The new miners: wave of cryptocurrency mining at colleges, businesses raise hacking concerns

It was the first day of freshmen year at Penn State’s State College campus, and along with bed sheets, clothing and books, Patrick Cines had an unusual looking computer. He did not plan to write term papers or do research on it.

Instead, Cines planned on using it to make money while he was out experiencing campus life.

“I had basically a box, maybe a foot and a half by a foot and a half tall. It was sitting in, right at the foot of my bed. Had several graphics cards,” said Cines, who graduated Penn State in 2017.

That odd computer box was what is known a cryptocurrency miner, a special machine used to find virtual currency. Cryptocurrency mining is a process used to create digital coins, like bitcoin. Computers are used to solve complex math problems to find coins that can be potentially worth a fortune.

Many currencies require specialized, high powered machines that use large amounts of electricity, and create excess heat.

“It felt like passive income because when you’re at school, when you’re taking an exam or you’re doing your homework, you’re prepping or going to student meetings, it’s still back in your dorm room making money for you,” Cines told CNBC.

But there was a problem…too much heat.

“It was unbearable… I had fans running, I had the window open,” Cines said, describing what it was like when we first plugged his homemade miner in. “The first day I was living there, went to Home Depot, bought some dryer tubes, strapped them to the front, and used that to push all the hot air outside of my room.”

But the heat is not the only issue. Some cryptomining software contains malware that could attack the campus’s network.

“Cryptomining is largely viewed as a nuisance attack because somebody else is downloading malware to a machine you own and using it to make money for themselves,” said Mike Banic, the vice president of marketing at Vectra, a cybersecurity company that makes software to detect mining and other issues.

“What they are not thinking about is the pivot where that attacker could then use that machine to then attack the organization. And then it becomes something that they do worry about,” he added.

Cines is not alone. Vectra did a study of mining on 11 college campuses and found instances on mining at every school. In fact, the universities were seeing students set up mining operations between one to four times every day.

Yet many types of mining software communicate with computers across the globe, making it easier for them to be attacked by hackers. That breach can then spread from a student’s personal computer across the university’s network, according to Banic.
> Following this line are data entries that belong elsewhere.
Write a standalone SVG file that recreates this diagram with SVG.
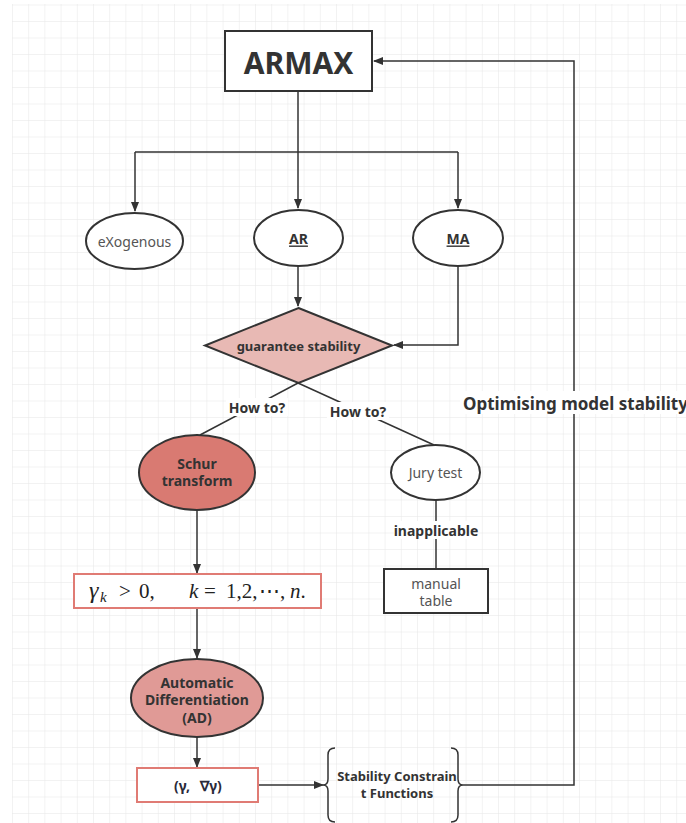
<svg xmlns="http://www.w3.org/2000/svg" width="686" height="823" viewBox="0 0 686 823">
<defs>
<pattern id="grid" x="12" y="4.5" width="16.2" height="16.5" patternUnits="userSpaceOnUse">
<path d="M0 0 H16.2 M0 0 V16.5" fill="none" stroke="#e6e6e6" stroke-width="1"/>
</pattern>
<marker id="arr" viewBox="0 0 10 10" refX="9" refY="5" markerWidth="10" markerHeight="10" markerUnits="userSpaceOnUse" orient="auto">
<path d="M0 1 L10 5 L0 9 Z" fill="#333"/>
</marker>
<style>
.node{stroke:#333;stroke-width:2}
.c{fill:none;stroke:#333;stroke-width:1.5}
.t{font-family:"Noto Sans","Open Sans","Liberation Sans",sans-serif;text-anchor:middle;dominant-baseline:central}
.b{font-weight:bold;fill:#333;font-size:14px}
.n{fill:#555;font-size:14px}
.lbl{fill:#fff}
.red{fill:#fff;stroke:#e07b74;stroke-width:2}
.m{font-family:"Liberation Serif","DejaVu Serif",serif;font-size:21px;fill:#222}
</style>
</defs>
<rect width="686" height="823" fill="#fff"/>
<rect x="12" y="4" width="674" height="819" fill="url(#grid)"/>

<g id="connectors">
<path class="c" d="M298 92 V152"/>
<path class="c" d="M135 152 H458"/>
<path class="c" d="M135 152 V211" marker-end="url(#arr)"/>
<path class="c" d="M298 152 V208" marker-end="url(#arr)"/>
<path class="c" d="M458 152 V208" marker-end="url(#arr)"/>
<path class="c" d="M298 266 V306" marker-end="url(#arr)"/>
<path class="c" d="M458 266 V345 H394" marker-end="url(#arr)"/>
<path class="c" d="M298 383 L200 435"/>
<path class="c" d="M298 383 L434 445"/>
<path class="c" d="M436 500 V568"/>
<path class="c" d="M197 510 V573" marker-end="url(#arr)"/>
<path class="c" d="M197 608 V658" marker-end="url(#arr)"/>
<path class="c" d="M197 737 V767" marker-end="url(#arr)"/>
<path class="c" d="M258 785 H323" marker-end="url(#arr)"/>
<path class="c" d="M463 785 H574 V61 H374" marker-end="url(#arr)"/>
<rect class="lbl" x="226" y="398" width="62" height="18"/>
<text class="t b" x="257" y="407">How to?</text>
<rect class="lbl" x="327" y="402" width="62" height="18"/>
<text class="t b" x="358" y="411">How to?</text>
<rect class="lbl" x="394" y="521" width="84" height="18"/>
<text class="t b" x="436" y="530">inapplicable</text>
<rect class="lbl" x="460" y="391" width="226" height="23"/>
<text class="t" x="463" y="403" style="text-anchor:start;font-weight:bold;fill:#333;font-size:17px">Optimising model stability</text>
</g>

<g id="armax">
<rect class="node" x="225" y="31" width="147" height="60" fill="#fff"/>
<text class="t" x="298.5" y="62" style="font-weight:bold;fill:#333;font-size:30px">ARMAX</text>
</g>

<g id="exogenous">
<ellipse class="node" cx="134.5" cy="241" rx="48.5" ry="28" fill="#fff"/>
<text class="t n" x="134.5" y="241">eXogenous</text>
</g>

<g id="ar">
<ellipse class="node" cx="298.5" cy="238" rx="44.5" ry="28" fill="#fff"/>
<text class="t b" x="298.5" y="238" text-decoration="underline">AR</text>
</g>

<g id="ma">
<ellipse class="node" cx="458" cy="238" rx="45" ry="28" fill="#fff"/>
<text class="t b" x="458" y="238" text-decoration="underline">MA</text>
</g>

<g id="guarantee">
<path class="node" d="M298.5 308 L392 345.5 L298.5 383 L205 345.5 Z" fill="#e8b9b4"/>
<text class="t b" x="298.5" y="345.5" style="font-size:13px">guarantee stability</text>
</g>

<g id="schur">
<ellipse class="node" cx="197" cy="472.5" rx="58" ry="37.5" fill="#d97a72"/>
<text class="t b" x="197" y="463">Schur</text>
<text class="t b" x="197" y="480">transform</text>
</g>

<g id="jury">
<ellipse class="node" cx="435.5" cy="472.5" rx="44.5" ry="27.5" fill="#fff"/>
<text class="t n" x="435.5" y="472">Jury test</text>
</g>

<g id="manual">
<rect class="node" x="384" y="569" width="104" height="44" fill="#fff"/>
<text class="t n" x="436" y="583">manual</text>
<text class="t n" x="436" y="600">table</text>
</g>

<g id="condition">
<rect class="red" x="74" y="574" width="247" height="34"/>
<text class="m" y="598"><tspan x="89" font-style="italic" font-size="24">γ</tspan><tspan x="100" y="602" font-size="15" font-style="italic">k</tspan><tspan x="119" y="598">&gt;</tspan><tspan x="139">0,</tspan><tspan x="189" font-style="italic">k</tspan><tspan x="204">=</tspan><tspan x="226">1,2,</tspan><tspan x="259">⋯,</tspan><tspan x="290" font-style="italic">n</tspan><tspan>.</tspan></text>
</g>

<g id="ad">
<ellipse class="node" cx="197" cy="698" rx="66" ry="39" fill="#e09a96"/>
<text class="t b" x="197" y="682">Automatic</text>
<text class="t b" x="197" y="699">Differentiation</text>
<text class="t b" x="197" y="717">(AD)</text>
</g>

<g id="gradient">
<rect class="red" x="137" y="768" width="121" height="34"/>
<text class="t b" y="785" style="fill:#2a2a3a"><tspan x="182">(γ,</tspan><tspan x="211">∇γ)</tspan></text>
</g>

<g id="constraint">
<path fill="none" stroke="#333" stroke-width="1.5" d="M335 748 Q328 748 328 755 V779 Q328 785 323 785 Q328 785 328 791 V815 Q328 822 335 822"/>
<path fill="none" stroke="#333" stroke-width="1.5" d="M451 748 Q458 748 458 755 V779 Q458 785 463 785 Q458 785 458 791 V815 Q458 822 451 822"/>
<text class="t b" x="397" y="776" style="font-size:13px">Stability Constrain</text>
<text class="t b" x="397" y="793" style="font-size:13px">t Functions</text>
</g>
</svg>
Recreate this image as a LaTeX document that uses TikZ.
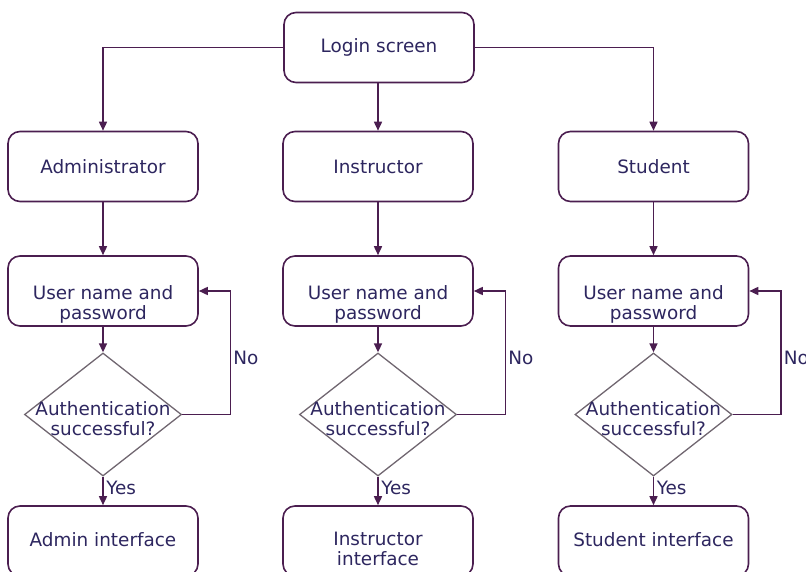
\documentclass[tikz,border=0pt]{standalone}
\usepackage{fontspec}
\setmainfont{DejaVu Sans}
\usetikzlibrary{arrows.meta,shapes.geometric}

\definecolor{txtc}{RGB}{45,38,95}
\definecolor{linec}{RGB}{75,30,80}
\definecolor{diac}{RGB}{112,102,112}

\tikzset{
  box/.style={draw=linec, line width=1.6pt, rounded corners=12pt,
    minimum width=190pt, minimum height=70pt, inner sep=0pt,
    text=txtc, font=\fontsize{18.4}{20}\selectfont},
  dia/.style={draw=diac, line width=1.3pt, diamond, inner sep=0pt,
    minimum width=157pt, minimum height=123pt},
  txt/.style={text=txtc, font=\fontsize{18.4}{20}\selectfont, align=center, inner sep=0pt},
  lbl/.style={text=txtc, font=\fontsize{18.4}{20}\selectfont, inner sep=2.5pt},
  flow/.style={draw=linec, line width=1.6pt, -{Triangle[length=9pt,width=8pt]}},
}

\begin{document}
\begin{tikzpicture}[x=1pt,y=-1pt]
\path[use as bounding box] (0,0) rectangle (806,572);

% top of the tree
\node[box] (login) at (379,47.5) {Login screen};

% the three roles
\node[box] (admin) at (103,166.5) {Administrator};
\node[box] (instr) at (378,166.5) {Instructor};
\node[box] (stud)  at (653.5,166.5) {Student};

% credential entry
\node[box] (unA) at (103,291) {};
\node[box] (unB) at (378,291) {};
\node[box] (unC) at (653.5,291) {};
\node[txt] (unAt) at (103,304) {User name and\\password};
\node[txt] (unBt) at (378,304) {User name and\\password};
\node[txt] (unCt) at (653.5,304) {User name and\\password};

% authentication checks
\node[dia] (dA) at (103,414.5) {};
\node[dia] (dB) at (378,414.5) {};
\node[dia] (dC) at (653.5,414.5) {};
\node[txt] (dAt) at (103,419) {Authentication\\successful?};
\node[txt] (dBt) at (378,419) {Authentication\\successful?};
\node[txt] (dCt) at (653.5,419) {Authentication\\successful?};

% resulting interfaces
\node[box] (ifA) at (103,541) {};
\node[box] (ifB) at (378,541) {};
\node[box] (ifC) at (653.5,541) {};
\node[txt] (ifAt) at (103,540) {Admin interface};
\node[txt] (ifBt) at (378,549) {Instructor\\interface};
\node[txt] (ifCt) at (653.5,540) {Student interface};

% connectors from the login screen
\draw[flow] (login.west) -| (admin.north);
\draw[flow] (instr.north |- login.south) -- (instr.north);
\draw[flow] (login.east) -| (stud.north);

% per-column flow
\coordinate (noRow) at (0,358);
\foreach \c/\r in {A/admin,B/instr,C/stud}{
  \draw[flow] (\r.south) -- (un\c.north);
  \draw[flow] (un\c.south) -- (d\c.north);
  \draw[flow] (d\c.east) -- ++(48.5,0) coordinate (lp\c) |- (un\c.east);
  \node[lbl, anchor=west] (no\c) at (lp\c |- noRow) {No};
  \draw[flow] (d\c.south) -- (if\c.north)
    node[lbl, pos=0.4, anchor=west] (yes\c) {Yes};
}
\end{tikzpicture}
\end{document}
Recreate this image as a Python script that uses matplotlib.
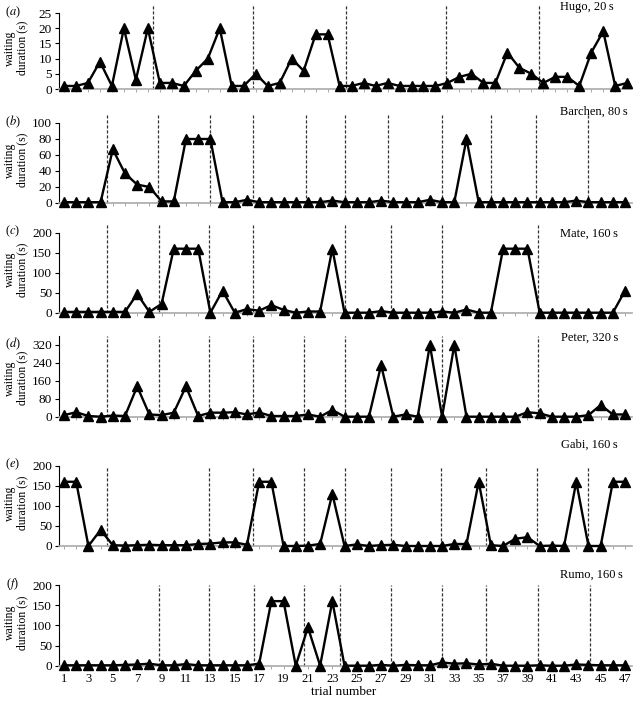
import matplotlib
matplotlib.use('Agg')
import matplotlib.pyplot as plt

plt.rcParams['font.family'] = ['Liberation Serif', 'DejaVu Serif']
plt.rcParams['mathtext.fontset'] = 'stix'

# waiting durations (s) per trial
hugo = [1, 1, 2, 9, 1, 20, 3, 20, 2, 2, 1, 6, 10, 20, 1, 1, 5, 1, 2, 10, 6, 18, 18,
        1, 1, 2, 1, 2, 1, 1, 1, 1, 2, 4, 5, 2, 2, 12, 7, 5, 2, 4, 4, 1, 12, 19, 1, 2]
barchen = [1, 1, 1, 1, 67, 37, 23, 20, 2, 2, 80, 80, 80, 1, 1, 4, 1, 1, 1, 1, 1, 1, 3,
           1, 1, 1, 3, 1, 1, 1, 4, 1, 1, 80, 1, 1, 1, 1, 1, 1, 1, 1, 3, 1, 1, 1, 1]
mate = [2, 2, 2, 2, 2, 2, 47, 2, 22, 160, 160, 160, 0, 55, 0, 9, 5, 19, 7, 0, 3, 3, 160,
        0, 0, 0, 4, 0, 0, 0, 0, 3, 0, 8, 0, 0, 160, 160, 160, 0, 0, 0, 0, 0, 0, 0, 55]
peter = [7, 20, 3, 0, 5, 3, 135, 10, 7, 18, 135, 3, 18, 18, 20, 10, 19, 3, 3, 3,
         10, 0, 30, 0, 0, 0, 230, 0, 10, 0, 320, 0, 320, 0, 0, 0, 0, 0, 20, 15, 0, 0,
         0, 7, 52, 10, 10]
gabi = [160, 160, 0, 40, 2, 1, 2, 3, 2, 2, 2, 5, 6, 9, 9, 3, 160, 160, 0, 0, 1, 5, 130,
        0, 4, 0, 2, 3, 0, 0, 0, 0, 5, 5, 160, 2, 0, 18, 22, 0, 1, 0, 160, 0, 0, 160, 160]
rumo = [1, 1, 1, 1, 1, 2, 3, 5, 1, 1, 4, 1, 1, 1, 1, 1, 5, 160, 160, 0, 95, 0, 160,
        0, 0, 0, 2, 0, 2, 1, 1, 8, 5, 6, 3, 5, 0, 0, 0, 1, 0, 0, 3, 2, 1, 1, 1]

# session boundaries (dashed lines), in trial units
lines_a = [8.4, 16.75, 24.5, 32.85, 40.6]
lines_b = [4.5, 8.7, 12.95, 16.5, 20.85, 24.0, 27.6, 32.0, 36.0, 39.7, 44.0]
lines_c = [4.55, 8.75, 12.9, 16.5, 24.0, 27.8, 32.0, 39.9]
lines_d = [4.55, 8.75, 12.9, 16.5, 20.7, 24.0, 32.0, 39.9]
lines_e = [4.55, 12.9, 16.5, 20.7, 24.0, 27.8, 31.9, 35.6, 39.8, 44.0]
lines_f = [8.75, 12.9, 16.6, 20.7, 23.6, 27.8, 32.0, 35.6, 39.9, 44.1]

names = ['Hugo, 20\u2009s', 'Barchen, 80\u2009s', 'Mate, 160\u2009s',
         'Peter, 320\u2009s', 'Gabi, 160\u2009s', 'Rumo, 160\u2009s']
letters = ['a', 'b', 'c', 'd', 'e', 'f']
yticks = [[0, 5, 10, 15, 20, 25], [0, 20, 40, 60, 80, 100], [0, 50, 100, 150, 200],
          [0, 80, 160, 240, 320], [0, 50, 100, 150, 200], [0, 50, 100, 150, 200]]
series = [hugo, barchen, mate, peter, gabi, rumo]
vlines = [lines_a, lines_b, lines_c, lines_d, lines_e, lines_f]

W, H = 638, 702
fig = plt.figure(figsize=(W / 100, H / 100), dpi=100)

# layout in pixels: baseline y, ylim top, axes height, spine top, name label pos
y0s = [89, 203, 312.7, 416.7, 546, 665.7]
ymaxs = [28, 110, 220, 360, 200, 200]
pxs = [85, 88, 88, 80.7, 80.3, 80.7]
spine_tops = [25, 100, 200, 360, 200, 200]
name_y = [7, 112, 234, 338, 445, 575]
name_x = [614, 628, 618, 618, 618, 623]

x_left, x_right = 59, 632

for i in range(6):
    y0 = y0s[i]
    ax = fig.add_axes([x_left / W, 1 - y0 / H, (x_right - x_left) / W, pxs[i] / H])
    vals = series[i]
    trials = list(range(1, len(vals) + 1))
    if len(vals) == 48:
        ax.set_xlim(0.585, 48.4)
    else:
        ax.set_xlim(0.59, 47.57)
    ax.set_ylim(0, ymaxs[i])

    for xv in vlines[i]:
        ax.plot([xv, xv], [0, ymaxs[i]], color='#333333', lw=0.9,
                ls=(0, (2.5, 1.5)), zorder=1, clip_on=False)
    ax.plot(trials, vals, color='black', lw=1.7, marker='^', ms=6.5,
            zorder=3, clip_on=False)

    for s in ['top', 'right']:
        ax.spines[s].set_visible(False)
    ax.spines['left'].set_bounds(0, spine_tops[i])
    ax.spines['left'].set_linewidth(0.8)
    ax.spines['bottom'].set_color('#aaaaaa')
    ax.spines['bottom'].set_linewidth(1.2)
    ax.set_yticks(yticks[i])
    ax.tick_params(axis='y', direction='out', length=3, width=0.8, pad=2,
                   labelsize=9.5)
    ax.set_xticks(range(1, 48))
    ax.tick_params(axis='x', direction='out', length=2, width=0.6,
                   color='#999999', labelsize=9)
    if i == 5:
        ax.set_xticklabels([str(t) if t % 2 == 1 else '' for t in range(1, 48)])
    else:
        ax.set_xticklabels([])

    top_px = y0 - (yticks[i][-1] / ymaxs[i]) * pxs[i]
    fig.text(13 / W, 1 - (top_px - 1) / H, '($%s$)' % letters[i], ha='center',
             va='center', fontsize=9)
    fig.text(16 / W, 1 - ((top_px + y0) / 2 - 3) / H, 'waiting\nduration (s)',
             rotation=90, ha='center', va='center', fontsize=8.5, linespacing=1.0)
    fig.text(name_x[i] / W, 1 - name_y[i] / H, names[i], ha='right', va='center',
             fontsize=9)

fig.text(344 / W, 1 - 692 / H, 'trial number', ha='center', va='center', fontsize=9.5)

fig.savefig('out.png', dpi=100)
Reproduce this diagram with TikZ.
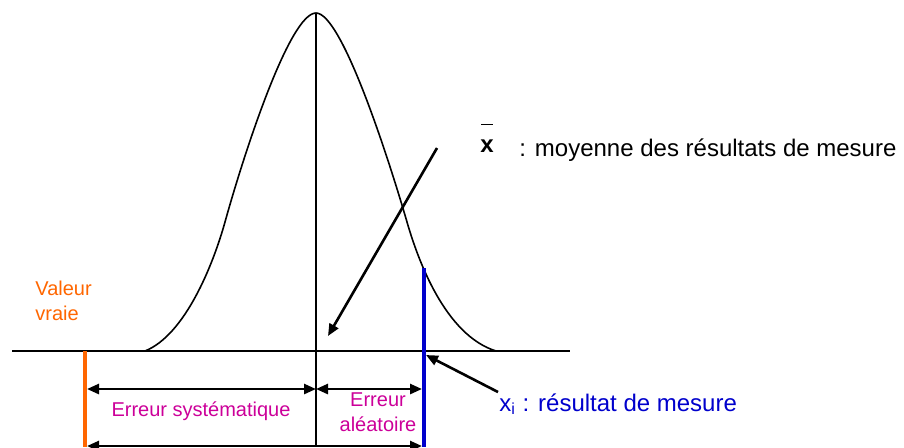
\documentclass[tikz,border=0pt]{standalone}
\usepackage{fontspec}
\setmainfont{Liberation Sans}
\usetikzlibrary{arrows.meta, positioning}
\definecolor{valorange}{HTML}{FF6600}
\definecolor{errmagenta}{HTML}{CC0099}
\definecolor{mesblue}{HTML}{0000CC}

\begin{document}
\begin{tikzpicture}[
    x=0.5pt, y=-0.5pt,
    >={Triangle[length=6pt,width=5pt]},
    axis/.style={line width=0.8pt},
    marker/.style={line width=2pt},
    pointer/.style={->, line width=1.3pt},
    span/.style={<->, line width=1.3pt},
    errlabel/.style={font=\fontsize{10}{12.5}\selectfont, text=errmagenta,
                     align=center, inner sep=0pt},
    legend/.style={font=\fontsize{12}{14}\selectfont, inner sep=0pt, anchor=west}
]
\useasboundingbox (0,0) rectangle (904,447);

% points on the axis
\coordinate (axisL) at (12,351);
\coordinate (axisR) at (570,351);
\coordinate (true) at (85,351);
\coordinate (trueLow) at (85,447);
\coordinate (peak) at (316,13);
\coordinate (meanLow) at (316,447);
\coordinate (measTop) at (424,268);
\coordinate (measLow) at (424,447);

% the bell curve
\draw[axis] (145,351) .. controls (185,335) and (213,265) .. (225,222)
    .. controls (245,150) and (290,13) .. (peak)
    .. controls (342,13) and (389,160) .. (407,222)
    .. controls (418,260) and (445,335) .. (496,351);

\draw[axis] (axisL) -- (axisR);
\draw[axis] (peak) -- (meanLow);
\draw[marker, valorange] (true) -- (trueLow);
\draw[marker, mesblue] (measTop) -- (measLow);

% the two errors
\coordinate (sysL) at (87,389);
\coordinate (sysR) at (316,389);
\coordinate (aleR) at (422,389);
\coordinate (totL) at (87,446);
\coordinate (totR) at (422,446);
\draw[span] (sysL) -- (sysR);
\draw[span] (sysR) -- (aleR);
\draw[span] (totL) -- (totR);

\node[errlabel] (sys) at (201,411) {Erreur systématique};
\node[errlabel] (ale) at (378,412) {Erreur\\aléatoire};
\node[font=\fontsize{10}{12.5}\selectfont, text=valorange, align=left,
      anchor=north west, inner sep=0pt] (vraie) at (35,281) {Valeur\\vraie};

% legends
\node[inner sep=0pt, align=center, font=\fontsize{12}{12}\selectfont\bfseries]
    (xbar) at (487,138) {\rule{6pt}{0.7pt}\\[1.5pt]x};
\node[legend] (moy) at (519,150) {: moyenne des résultats de mesure};
\node[legend, text=mesblue] (xi) at (499,404) {x\textsubscript{i} : résultat de mesure};

\coordinate (meanTail) at (437,148);
\coordinate (meanTip) at (328,336);
\coordinate (measTail) at (498,392);
\coordinate (measTip) at (426,355);
\draw[pointer] (meanTail) -- (meanTip);
\draw[pointer] (measTail) -- (measTip);
\end{tikzpicture}
\end{document}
Cines said he heard of computers, but not at Penn State, that had been taken over by malware, but thinks the risk is low. “I think that’s a separate vulnerability, and it goes more to the security that the schools have, or should have. I think mining itself does not open up schools.”

Sticker shock for electricity

Still, malware is not the only risk to universities. Mining by itself can send electricity bills soaring.

“I think there are a lot of universities that don’t know this is happening. I don’t think that they would want it to happen either, considering it costs $4,700 to mine one bitcoin. That’s about 10 percent of the annual tuition at a private university,” Banic said.

Published in Daily Times, August 13th 2018.